The Financial Risk and Reward of Tech-Enabled Transformation
In the-rapidly evolving landscape of digital transformation, few professionals bring the depth of insight and practical experience that Dan French offers.
As Co-Founder and CEO of Consider Solutions, Dan has spent over two and a half decades at the intersection of technology, management and process optimisation.
His journey through high-level consulting and performance improvement has positioned him as a thought leader in helping organisations navigate the complex terrain of enterprise digital strategy.
Since establishing Consider Solutions in 2000, he has pioneered a 'consultancy reimagined' approach that goes beyond traditional consulting models, with more outcome-driven efficiencies and savings.
Consider Solutions provide thought leadership, analytics, technology integration and best practice insight on the journey towards ‘World Class Finance & Operations’. It serves global brands including BT, Bombardier, Sony Music, Starbucks and UNICEF.
With expertise spanning general management, technology integration and process change, Dan has witnessed firsthand the struggles many enterprises face in digital transformation.
Here, he speaks to Procurement Magazine about the current state of digital transformation and its critical role for businesses.
What is the current state of digital transformation and why is it critical for businesses?
Digital transformation represents a key priority for enterprises in their competitive battle to engage more deeply with customers, suppliers and partners, streamline end-to-end process cycles, enhance revenues and optimise operating costs.
Despite this importance, there's a significant challenge: a much-quoted McKinsey statistic reveals that 70% of digital transformations fail, while approximately $2.3 trillion is still spent annually on these initiatives.
These massive capital investments, often with 5-10 year payback periods, are absolutely material to investors, making it critical to understand how to maximise and ensure return on investment.
How does SAP S/4HANA fit into digital transformation strategies?
Cloud ERP, with S/4HANA as the exemplar, is considered the core platform to enable enterprise digital transformation. The core ERP system is viewed as the engine of digital operations and transforming to SAP S/4HANA can enhance operational efficiency and serve as an enabler for strategic capabilities.
However, the true impact lies not in the software platform itself, but in what such an implementation enables. S/4HANA is designed as a lean core of financial processing, surrounded by process-specific satellite applications for sales, procurement, HR and other functions, requiring a comprehensive approach to integration and transformation.
Procurement leaders will recognise that effective integration and data consistency between the new generation ERP and specialised procurement suites (S2C, S2P et al) are key.
Why do many organisations fail to realise the full potential of their digital transformation efforts?
Organisations often start with high aspirations and large budgets but fail to deliver financial P&L impact in their transformed processes.

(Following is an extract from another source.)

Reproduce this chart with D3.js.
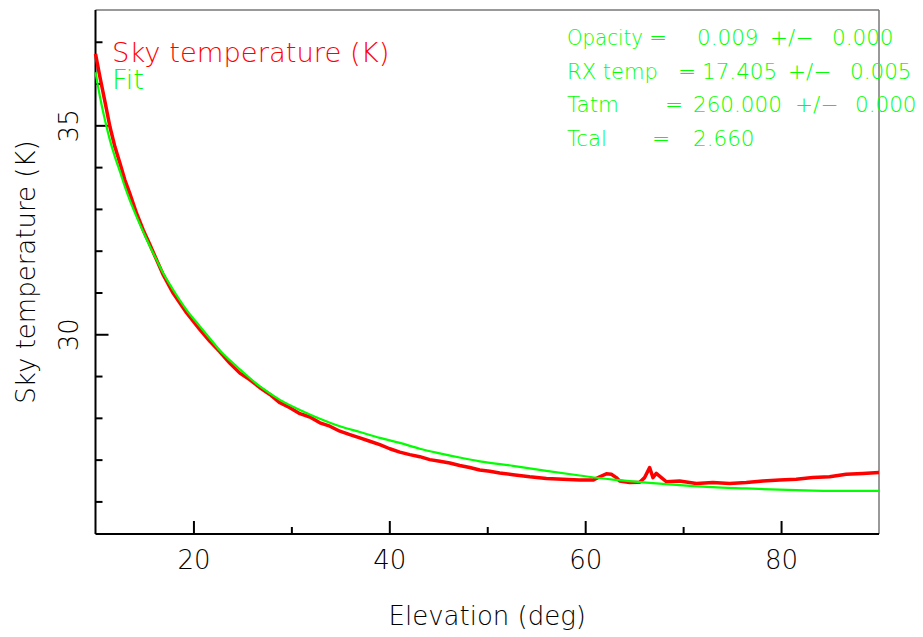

This failure typically stems from a fundamental misalignment between strategic ambition and detailed implementation plans. A critical issue is the disconnect in understanding what constitutes a "business process" - leadership views it as end-to-end value streams driving the company (such as source to pay), while technical experts often see it as a series of system workflow steps.
This misunderstanding leads to situations where companies believe they are transforming processes, but are actually just swapping automation and workflow for the same set of tasks.
What does true digital transformation actually involve?
Real digital transformation begins with eliminating non-value-adding tasks, simplifying steps and workflows and then moving to automation and integration of key tasks in an end-to-end process.
It requires a comprehensive understanding of various business journeys, which differ across spend categories, customer segments, product types and channels. For instance, in the spend cycle, journeys vary based on factors like direct or indirect spend, tail or core, spend category, buying channels and supplier type.
How should organisations approach measuring the success of digital transformation?
Transformational value should be measured through P&L impact, focusing on process changes that can increase revenue and margin, reduce costs through streamlined operations, enhance asset utilisation, optimise external spend, decrease headcount and inventory, reduce balance sheet liabilities and improve customer engagement and experience.
This requires a strong, easily communicated understanding of end-to-end processes and the related journeys, informed by those in the business with deep knowledge and experience.
What are the key considerations for successful digital transformation?
Successful digital transformation demands alignment between leadership, technology and integration teams on specific processes to be transformed and key pain points to be eliminated. It necessitates a detailed, business-focused action plan that delivers P&L impact by process, moving beyond technical requirements and AS-IS workflows.
Organisations must adopt a holistic view that looks across and beyond the ERP landscape, understanding the role of various applications (such as procurement and S2P suites) in creating end-to-end process transformation and focusing on optimising high-value journeys while eliminating low-value ones.